The OFT has today (Tuesday) launched a consultation on proposals to improve competition in the supply of petrol and diesel to filling stations in the Western Isles.
The OFT has been investigating a possible infringement of competition law in the islands, in particular the contractual arrangements for the wholesale supply of road fuels between Certas Energy UK Limited (‘Certas’, formerly known as GB Oils Limited) and certain filling stations on the islands.
The OFT’s consultation is on commitments proposed by Certas which are designed to address the OFT’s competition concerns.
The proposed commitments will bring an end to contracts which require many filling stations on the islands to buy fuels exclusively from Certas for five years. The commitments will also open up access to Certas’ marine terminal in Loch Carnan, in South Uist, to potential competitors to Certas for a period of five years. At the same time, the commitments will extend access to Certas’ marine terminal in Stornoway, in the Isle of Lewis, to potential competitors to Certas until the end of 2017.

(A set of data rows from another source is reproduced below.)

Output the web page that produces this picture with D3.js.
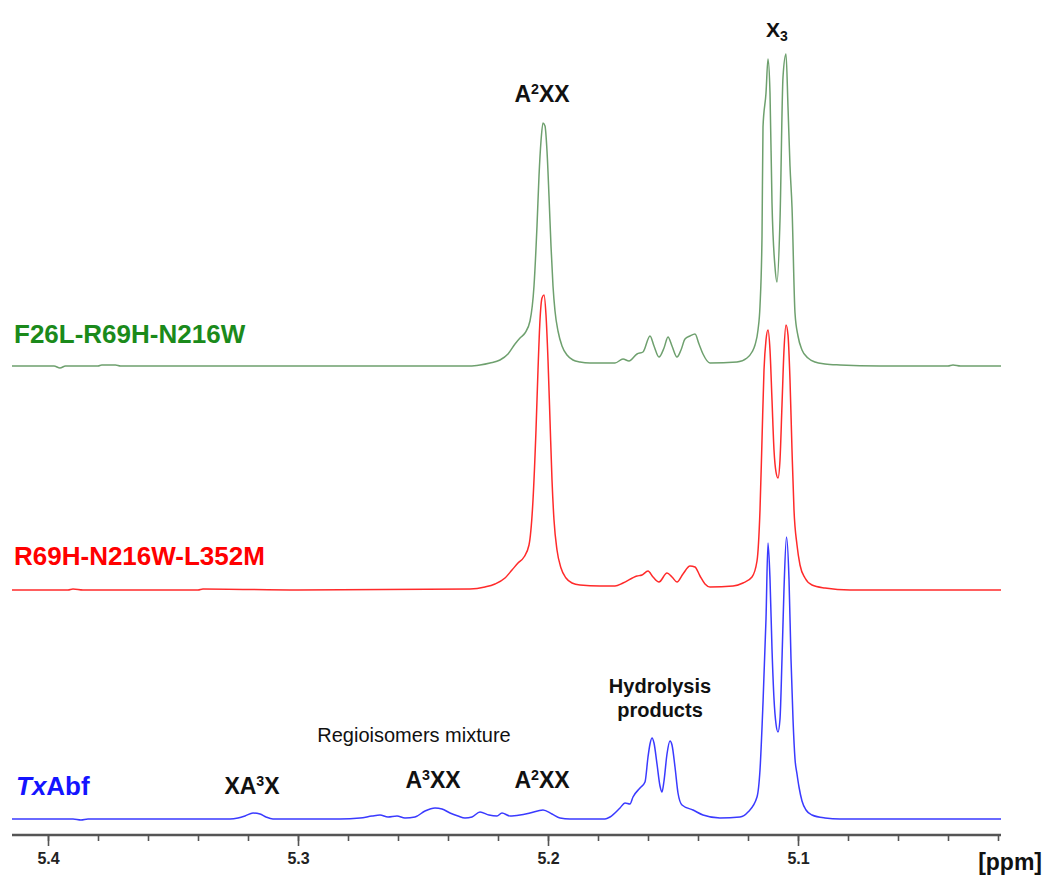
<!DOCTYPE html>
<html>
<head>
<meta charset="utf-8">
<script src="https://cdn.jsdelivr.net/npm/d3@7"></script>
<style>
  body { margin: 0; background: #fff; }
  svg { font-family: Arial, 'Liberation Sans', sans-serif; }
  .trace { fill: none; stroke-width: 1.5; stroke-linejoin: round; }
  .axis path, .axis line { stroke: #555; }
  .axis text { font-size: 16px; font-weight: bold; fill: #222; }
  .ann { font-weight: bold; fill: #111; }
</style>
</head>
<body>
<script>
// spectra: [ppm, intensity above own baseline]
var txabf = [
  [5.4144, 0], [5.39, 0], [5.3868, -1], [5.384, 0], [5.3272, 0], [5.324, 1], [5.3212, 3], [5.318, 6],
  [5.3152, 5], [5.3128, 2], [5.31, 0], [5.2832, 0], [5.2752, 1], [5.2704, 3], [5.2672, 4], [5.264, 2],
  [5.2604, 3], [5.2572, 1], [5.2532, 2], [5.2492, 8], [5.2452, 11], [5.2424, 10], [5.2392, 6], [5.236, 3],
  [5.2332, 1], [5.2304, 2], [5.2272, 7], [5.2236, 4], [5.2204, 3], [5.2184, 6], [5.2152, 3], [5.2112, 4],
  [5.2072, 6], [5.202, 9], [5.1984, 5], [5.1952, 1], [5.1912, 0], [5.1772, 0], [5.1752, 2], [5.1712, 11],
  [5.1692, 16], [5.1672, 15], [5.166, 22], [5.1632, 31], [5.1612, 37], [5.16, 62], [5.1592, 75], [5.1584, 81],
  [5.1576, 76], [5.1564, 55], [5.1552, 33], [5.1544, 27], [5.1536, 38], [5.1524, 65], [5.1512, 78], [5.1504, 74],
  [5.1492, 52], [5.148, 26], [5.1464, 14], [5.142, 9], [5.138, 4], [5.1312, 1], [5.1232, 2], [5.12, 7],
  [5.1164, 22], [5.1152, 49], [5.114, 116], [5.1128, 200], [5.112, 276], [5.1112, 240], [5.1104, 170], [5.1096, 120],
  [5.1088, 95], [5.108, 87], [5.1072, 100], [5.1064, 160], [5.1056, 230], [5.1046, 282], [5.1036, 240], [5.1028, 160],
  [5.102, 100], [5.1012, 60], [5.1004, 45], [5.0996, 32], [5.0984, 18], [5.0968, 9], [5.0944, 4], [5.0892, 1],
  [5.0832, 0], [5.0188, 0]
];

var r69h = [
  [5.4144, 0], [5.392, 0], [5.39, 1], [5.386, 0], [5.34, 0], [5.338, 1], [5.3, 0], [5.2312, 1], [5.2252, 3], [5.2212, 6],
  [5.2172, 12], [5.2144, 20], [5.212, 27], [5.2096, 33], [5.2076, 45], [5.206, 90], [5.2048, 160], [5.204, 220],
  [5.2032, 270], [5.2024, 292], [5.2016, 295], [5.2008, 275], [5.2, 230], [5.1992, 170], [5.1984, 110], [5.1976, 70],
  [5.1964, 40], [5.1948, 22], [5.1928, 12], [5.1904, 7], [5.1872, 5], [5.1792, 4], [5.1732, 4], [5.17, 7],
  [5.1644, 14], [5.1624, 15], [5.16, 19], [5.158, 13], [5.1556, 8], [5.1524, 17], [5.1504, 13], [5.1484, 8],
  [5.146, 16], [5.1432, 24], [5.1412, 23], [5.1392, 14], [5.1372, 6], [5.1352, 3], [5.126, 4], [5.122, 7],
  [5.1184, 13], [5.1164, 29], [5.1152, 80], [5.1144, 150], [5.1136, 220], [5.1128, 250], [5.112, 260], [5.1112, 240],
  [5.1104, 190], [5.1096, 140], [5.1088, 118], [5.108, 112], [5.1072, 130], [5.1064, 185], [5.1056, 240], [5.1048, 265],
  [5.104, 255], [5.1032, 210], [5.1024, 140], [5.1016, 80], [5.1004, 45], [5.0992, 25], [5.0972, 12], [5.0944, 5],
  [5.0892, 2], [5.0792, 0], [5.0188, 0]
];

var f26l = [
  [5.4144, 0], [5.3976, 0], [5.3952, -2], [5.393, 0], [5.38, 0], [5.3785, 1], [5.373, 1], [5.371, 0],
  [5.2312, 0], [5.2272, 1], [5.2232, 3], [5.2192, 6], [5.216, 12], [5.2132, 22], [5.2112, 28], [5.2092, 33],
  [5.2072, 45], [5.2056, 80], [5.2044, 140], [5.2036, 190], [5.2028, 225], [5.202, 243], [5.2012, 240], [5.2004, 215],
  [5.1996, 170], [5.1988, 120], [5.198, 80], [5.1972, 55], [5.196, 35], [5.1944, 20], [5.1924, 11], [5.19, 6],
  [5.1872, 4], [5.1832, 3], [5.1732, 3], [5.17, 7], [5.1676, 5], [5.1644, 12], [5.162, 14], [5.1592, 30],
  [5.1576, 20], [5.1556, 9], [5.1536, 18], [5.152, 29], [5.1504, 20], [5.1484, 9], [5.1468, 16], [5.1452, 27],
  [5.1432, 30], [5.1412, 32], [5.1396, 22], [5.138, 12], [5.1352, 3], [5.1244, 4], [5.1204, 8], [5.1184, 14],
  [5.1172, 21], [5.116, 36], [5.1152, 60], [5.1144, 129], [5.114, 239], [5.1128, 273], [5.112, 307], [5.1112, 273],
  [5.1104, 163], [5.1092, 99], [5.1084, 84], [5.1072, 146], [5.106, 289], [5.1048, 312], [5.104, 259], [5.1032, 200],
  [5.1024, 159], [5.1012, 53], [5.1, 30], [5.0984, 16], [5.096, 8], [5.0932, 4], [5.0892, 2], [5.0832, 1],
  [5.0672, 0], [5.04, 0], [5.038, 1], [5.035, 0], [5.0188, 0]
];

var traceNames = ['TxAbf', 'R69H-N216W-L352M', 'F26L-R69H-N216W'];
var traceOffsets = [0, 229, 453];
var lineColors = ['#3a3aff', '#ff2a2a', '#6ea06e'];
var labelColors = ['#1414ff', '#ff0000', '#1b8a1b'];
var majorTicks = [5.4, 5.3, 5.2, 5.1];
var minorTicks = d3.range(5.02, 5.41, 0.02);

var width = 1046, height = 877;

var svg = d3.select('body').append('svg')
  .attr('width', width)
  .attr('height', height);

var x = d3.scaleLinear().domain([5.4144, 5.0188]).range([12, 1001]);
var y = d3.scaleLinear().domain([0, 800]).range([819, 19]);

// traces
[txabf, r69h, f26l].forEach(function (data, i) {
  var line = d3.line()
    .curve(d3.curveMonotoneX)
    .x(function (d) { return x(d[0]); })
    .y(function (d) { return y(d[1] + traceOffsets[i]); });
  svg.append('path')
    .attr('class', 'trace')
    .attr('d', line(data.slice().reverse()))
    .attr('stroke', lineColors[i]);
});

// axis
var axisG = svg.append('g')
  .attr('class', 'axis')
  .attr('transform', 'translate(0,835)');

axisG.call(d3.axisBottom(x).tickValues(minorTicks).tickSize(6).tickFormat(''))
  .call(function (g) { g.select('.domain').attr('stroke-width', 2.5).attr('d', 'M12,0H1001'); })
  .selectAll('.tick line').attr('stroke-width', 1.6);

axisG.append('g')
  .call(d3.axisBottom(x).tickValues(majorTicks).tickSize(11).tickPadding(7).tickFormat(d3.format('.1f')))
  .call(function (g) { g.select('.domain').remove(); })
  .selectAll('.tick line').attr('stroke-width', 1.6);

svg.append('text')
  .attr('x', 1042).attr('y', 870)
  .attr('text-anchor', 'end')
  .attr('font-size', 23).attr('font-weight', 'bold').attr('fill', '#111')
  .text('[ppm]');

// trace labels
svg.append('text').attr('x', 14).attr('y', 343)
  .attr('font-size', 26).attr('font-weight', 'bold').attr('fill', labelColors[2])
  .text(traceNames[2]);
svg.append('text').attr('x', 14).attr('y', 565)
  .attr('font-size', 26).attr('font-weight', 'bold').attr('fill', labelColors[1])
  .text(traceNames[1]);
var tx = svg.append('text').attr('x', 16).attr('y', 795)
  .attr('font-size', 26).attr('font-weight', 'bold').attr('fill', labelColors[0]);
tx.append('tspan').attr('font-style', 'italic').text('Tx');
tx.append('tspan').text('Abf');

// peak annotations
function supLabel(px, py, before, sup, after, size) {
  var t = svg.append('text').attr('class', 'ann')
    .attr('x', px).attr('y', py)
    .attr('text-anchor', 'middle')
    .attr('font-size', size);
  t.append('tspan').text(before);
  t.append('tspan').attr('font-size', size * 0.62).attr('dy', -size * 0.36).text(sup);
  t.append('tspan').attr('dy', size * 0.36).text(after);
  return t;
}

supLabel(x(5.2024), 102, 'A', '2', 'XX', 23);
supLabel(x(5.3184), 794, 'XA', '3', 'X', 23);
supLabel(x(5.246), 788, 'A', '3', 'XX', 23);
supLabel(x(5.2024), 788, 'A', '2', 'XX', 23);

var x3 = svg.append('text').attr('class', 'ann')
  .attr('x', x(5.1084)).attr('y', 37)
  .attr('text-anchor', 'middle').attr('font-size', 21);
x3.append('tspan').text('X');
x3.append('tspan').attr('font-size', 14).attr('dy', 4).text('3');

svg.append('text')
  .attr('x', x(5.2536)).attr('y', 742)
  .attr('text-anchor', 'middle')
  .attr('font-size', 20).attr('fill', '#111')
  .text('Regioisomers mixture');

svg.append('text').attr('class', 'ann')
  .attr('x', x(5.1552)).attr('y', 693)
  .attr('text-anchor', 'middle').attr('font-size', 20)
  .text('Hydrolysis');
svg.append('text').attr('class', 'ann')
  .attr('x', x(5.1552)).attr('y', 717)
  .attr('text-anchor', 'middle').attr('font-size', 20)
  .text('products');
</script>
</body>
</html>
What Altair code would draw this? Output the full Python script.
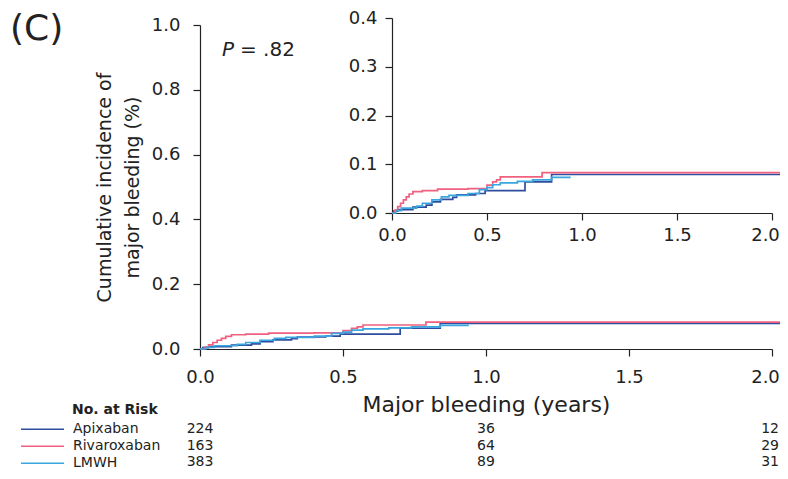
import altair as alt
import pandas as pd

# ---- data ----
series_names = ["Apixaban", "Rivaroxaban", "LMWH"]
series_colors = ["#2f4d9e", "#f0607f", "#3aa6e0"]

apix_years = [0, 0.01, 0.03, 0.11, 0.18, 0.21, 0.255, 0.32, 0.34, 0.44, 0.49, 0.70, 0.84, 2.1]
apix_inc   = [0, 0.004, 0.007, 0.012, 0.016, 0.023, 0.028, 0.032, 0.037, 0.040, 0.046, 0.064, 0.079, 0.079]

riva_years = [0, 0.015, 0.03, 0.045, 0.06, 0.075, 0.09, 0.11, 0.16, 0.24, 0.40, 0.50, 0.53, 0.55, 0.57, 0.79, 2.1]
riva_inc   = [0, 0.006, 0.013, 0.020, 0.027, 0.033, 0.039, 0.044, 0.046, 0.049, 0.050, 0.057, 0.064, 0.068, 0.074, 0.083, 0.083]

lmwh_years = [0, 0.02, 0.05, 0.13, 0.16, 0.21, 0.26, 0.30, 0.40, 0.46, 0.50, 0.53, 0.57, 0.66, 0.74, 0.84, 0.94]
lmwh_inc   = [0, 0.005, 0.010, 0.014, 0.020, 0.027, 0.033, 0.036, 0.040, 0.048, 0.052, 0.058, 0.062, 0.065, 0.068, 0.073, 0.073]

risk_years = [0, 1, 2]
risk_apix = [224, 36, 12]
risk_riva = [163, 64, 29]
risk_lmwh = [383, 89, 31]

main_y_ticks = [0, 0.2, 0.4, 0.6, 0.8, 1.0]
inset_y_ticks = [0, 0.1, 0.2, 0.3, 0.4]
x_ticks = [0, 0.5, 1.0, 1.5, 2.0]

# ---- tables ----
rows = []
for name, ys, vs in [("Apixaban", apix_years, apix_inc),
                     ("Rivaroxaban", riva_years, riva_inc),
                     ("LMWH", lmwh_years, lmwh_inc)]:
    for t, v in zip(ys, vs):
        rows.append({"series": name, "year": t, "inc": v})
curves = pd.DataFrame(rows)

risk_rows = []
for i, (name, vals) in enumerate([("Apixaban", risk_apix), ("Rivaroxaban", risk_riva), ("LMWH", risk_lmwh)]):
    for t, n in zip(risk_years, vals):
        risk_rows.append({"series": name, "year": t, "n": str(n), "row": i})
risk = pd.DataFrame(risk_rows)

FONT = "DejaVu Sans"
INK = "#222222"
W, H = 572, 324
ROW_TOP, ROW_H = 396, 16.5
TABLE_FS = 14

color = alt.Color("series:N",
                  scale=alt.Scale(domain=series_names, range=series_colors),
                  sort=series_names,
                  legend=alt.Legend(orient="none", legendX=-180, legendY=ROW_TOP, title=None,
                                    symbolType="stroke", symbolSize=1849, symbolStrokeWidth=1.6,
                                    clipHeight=ROW_H, rowPadding=0, padding=0, labelOffset=8,
                                    labelFont=FONT, labelFontSize=TABLE_FS, labelColor=INK))

axis_common = dict(domainColor=INK, tickColor=INK, labelColor=INK, labelFont=FONT,
                   labelFontSize=18, tickSize=7, domainWidth=1.2, tickWidth=1.2,
                   grid=False, labelFlush=False, format=".1f")
# keep the last x label ("2.0") inside the page edge
last_label_shift = {"condition": {"test": "datum.value == 2", "value": -7}, "value": 0}

main = alt.Chart(curves).mark_line(interpolate="step-after", strokeWidth=1.7, clip=False).encode(
    x=alt.X("year:Q", scale=alt.Scale(domain=[0, 2], nice=False),
            axis=alt.Axis(values=x_ticks, labelPadding=12, labelOffset=last_label_shift,
                          title="Major bleeding (years)",
                          titleFont=FONT, titleFontSize=22, titleFontWeight="normal",
                          titleColor=INK, titlePadding=8, **axis_common)),
    y=alt.Y("inc:Q", scale=alt.Scale(domain=[0, 1], nice=False),
            axis=alt.Axis(values=main_y_ticks, labelPadding=13,
                          title=["Cumulative incidence of", "major bleeding (%)"],
                          titleFont=FONT, titleFontSize=19, titleFontWeight="normal",
                          titleColor=INK, titlePadding=9, titleLineHeight=28, **axis_common)),
    color=color,
    detail="series:N",
)

inset = alt.Chart(curves).mark_line(interpolate="step-after", strokeWidth=1.7, clip=False).encode(
    x=alt.X("year:Q", scale=alt.Scale(domain=[0, 2], nice=False, range=[192, 572]),
            axis=alt.Axis(values=x_ticks, orient="bottom", offset=-136, labelPadding=6,
                          labelOffset=last_label_shift, title=None, **axis_common)),
    y=alt.Y("inc:Q", scale=alt.Scale(domain=[0, 0.4], nice=False, range=[188, -7]),
            axis=alt.Axis(values=inset_y_ticks, orient="left", offset=-192, labelPadding=8,
                          title=None, **axis_common)),
    color=alt.Color("series:N", scale=alt.Scale(domain=series_names, range=series_colors), legend=None),
    detail="series:N",
)

num_x = alt.X("year:Q", scale=alt.Scale(domain=[0, 2], nice=False), axis=None)
num_y = alt.Y("row:Q", scale=alt.Scale(domain=[0, 2],
                                       range=[ROW_TOP + ROW_H / 2, ROW_TOP + 2.5 * ROW_H]), axis=None)

numbers = alt.Chart(risk).transform_filter("datum.year < 2").mark_text(
    font=FONT, fontSize=TABLE_FS, color=INK, align="center", baseline="middle"
).encode(x=num_x, y=num_y, text="n:N")

numbers_last = alt.Chart(risk).transform_filter("datum.year == 2").mark_text(
    font=FONT, fontSize=TABLE_FS, color=INK, align="right", baseline="middle", dx=7
).encode(x=num_x, y=num_y, text="n:N")

header = alt.Chart(pd.DataFrame({"t": ["No. at Risk"]})).mark_text(
    font=FONT, fontSize=TABLE_FS, fontWeight="bold", color=INK, align="left", baseline="middle"
).encode(text="t:N", x=alt.value(-128), y=alt.value(ROW_TOP - 11))

panel = alt.Chart(pd.DataFrame({"t": ["(C)"]})).mark_text(
    font=FONT, fontSize=36, color=INK, align="left", baseline="middle"
).encode(text="t:N", x=alt.value(-190), y=alt.value(4))

p_letter = alt.Chart(pd.DataFrame({"t": ["P"]})).mark_text(
    font=FONT, fontSize=20, fontStyle="italic", color=INK, align="left", baseline="middle"
).encode(text="t:N", x=alt.value(22), y=alt.value(25))

p_value = alt.Chart(pd.DataFrame({"t": ["= .82"]})).mark_text(
    font=FONT, fontSize=20, color=INK, align="left", baseline="middle"
).encode(text="t:N", x=alt.value(40), y=alt.value(25))

chart = alt.layer(main, inset, numbers, numbers_last, header, panel, p_letter, p_value).resolve_scale(
    x="independent", y="independent", color="independent"
).resolve_axis(x="independent", y="independent").properties(
    width=W, height=H,
    autosize=alt.AutoSizeParams(type="none"),
    padding={"left": 192, "top": 17, "right": 8, "bottom": 122},
    background="white",
).configure_view(stroke=None)

chart.save("out.html", embed_options={"renderer": "svg", "actions": False})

Ann Pope, Senior Director in the OFT’s Services, Infrastructure and Public Markets group, said: “These proposed commitments offer a real opportunity for alternative fuel suppliers to enter the market which should ultimately help make fuel prices more competitive to the benefit of people and businesses in the islands. The commitments address the OFT’s competition concerns and at the same time send a clear message that suppliers need to comply with competition law even in smaller local markets.
“We would now like to hear the views of the community and all other interested parties before we make a decision on whether to accept the commitments.”